In 2015 the parliament again announced plans to hold a (binding) resolution for independence. While the Spanish courts deemed this act illegal, the referendum was held on October 1, 2017, even though the Spanish government had ordered the police to confiscate ballots and close the polls. Spanish efforts to keep people from voting resulted in the heavily publicized and denounced violence of Spanish national police forces against voters in a few municipalities. This referendum showed a 90% vote in favor of declaring independence, with a turnout of 43%—although Catalan nationalists point to the closure of polls and the threat of police violence as a limiting factor in voter turnout.

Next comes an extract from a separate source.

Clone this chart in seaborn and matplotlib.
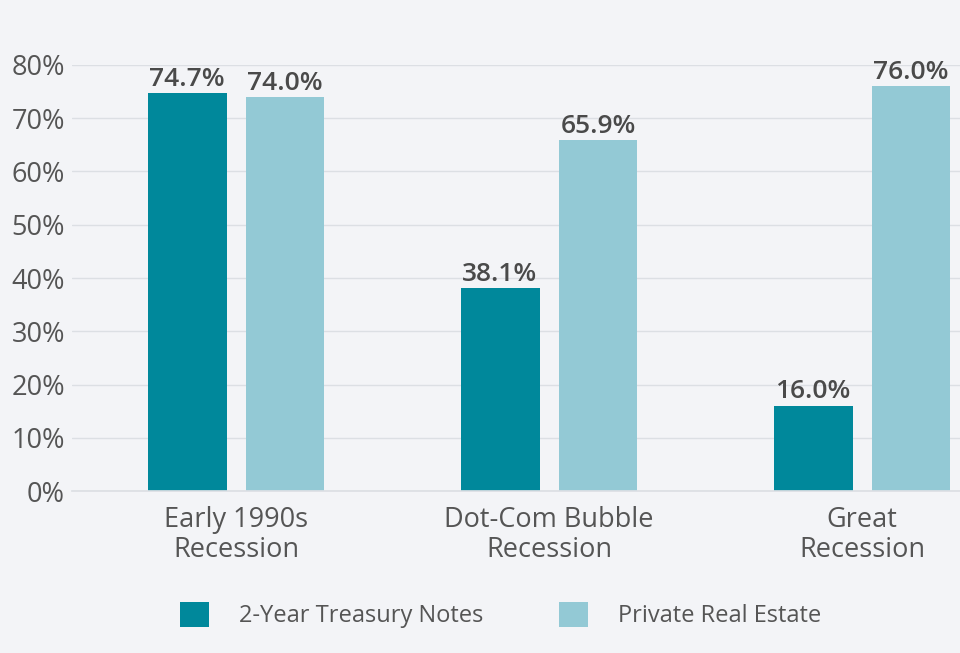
import seaborn as sns
import matplotlib.pyplot as plt
import pandas as pd

# Datos
periodos = ["Early 1990s\nRecession", "Dot-Com Bubble\nRecession", "Great\nRecession"]
treasury = [74.7, 38.1, 16.0]
real_estate = [74.0, 65.9, 76.0]
series = ["2-Year Treasury Notes", "Private Real Estate"]
colores = ["#00889b", "#93c9d5"]

df = pd.DataFrame({
    "periodo": periodos * 2,
    "valor": treasury + real_estate,
    "serie": [series[0]] * 3 + [series[1]] * 3,
})

sns.set_theme(style="white")
plt.rcParams["font.family"] = ["Open Sans", "DejaVu Sans"]
bg = "#f3f4f7"
gris = "#555555"

fig = plt.figure(figsize=(9.6, 6.53), dpi=100, facecolor=bg)
ax = fig.add_axes([0.075, 0.248, 0.925, 0.6525])
ax.set_facecolor(bg)

sns.barplot(data=df, x="periodo", y="valor", hue="serie", palette=colores,
            width=0.626, gap=0.194, saturation=1, linewidth=0, ax=ax, legend=True)

for cont in ax.containers:
    ax.bar_label(cont, fmt="%.1f%%", padding=1, fontsize=19, fontweight="semibold", color="#4a4a4a")

ax.set_ylim(0, 80)
ax.set_xlim(-0.524, 2.313)
ax.set_yticks(range(0, 81, 10))
ax.set_yticklabels([f"{v}%" for v in range(0, 81, 10)])
ax.yaxis.grid(True, color="#dcdfe4", linewidth=1)
ax.set_axisbelow(True)
ax.tick_params(axis="y", length=0, pad=5, labelsize=19.5, labelcolor=gris)
ax.tick_params(axis="x", length=0, pad=11, labelsize=19.5, labelcolor=gris)
for lbl in ax.get_xticklabels():
    lbl.set_linespacing(1.1)
ax.set_xlabel("")
ax.set_ylabel("")
for s in ["top", "right", "left"]:
    ax.spines[s].set_visible(False)
ax.spines["bottom"].set_color("#dcdfe4")

handles, labels = ax.get_legend_handles_labels()
ax.get_legend().remove()
fig.legend(handles, labels, loc="center", bbox_to_anchor=(0.521, 0.058), ncol=2,
           frameon=False, fontsize=17, labelcolor=gris, handlelength=1.25,
           handleheight=1.25, handletextpad=1.25, columnspacing=3.2)

fig.savefig("out.png", dpi=100, facecolor=bg)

10. Uncertainty about the Future
On October 27, 2017, Catalunya’s Assembly voted in favor of independence, without any support from the EU, other international allies, or the Spanish government. The Spanish Senate immediately invoked their constitutional right to seize a rebelling region and impose central rule, dissolving the Catalan parliament and dismissing the rest of their government.
As of November 18, 2017, the regional government leaders have fled into EU custody and will likely stand trial in Madrid for rebellion. Demonstrators have participated in a general strike. Meanwhile there is growing concern that economic interests will not remain in an independent Catalunya, given the EU’s rejection of their movement. At this time, there is an election planned by the central Spanish government to create a new regional government in Catalunya on December 21, 2017. There is no clear outcome to these elections, and the region remains caught between independence and centralization.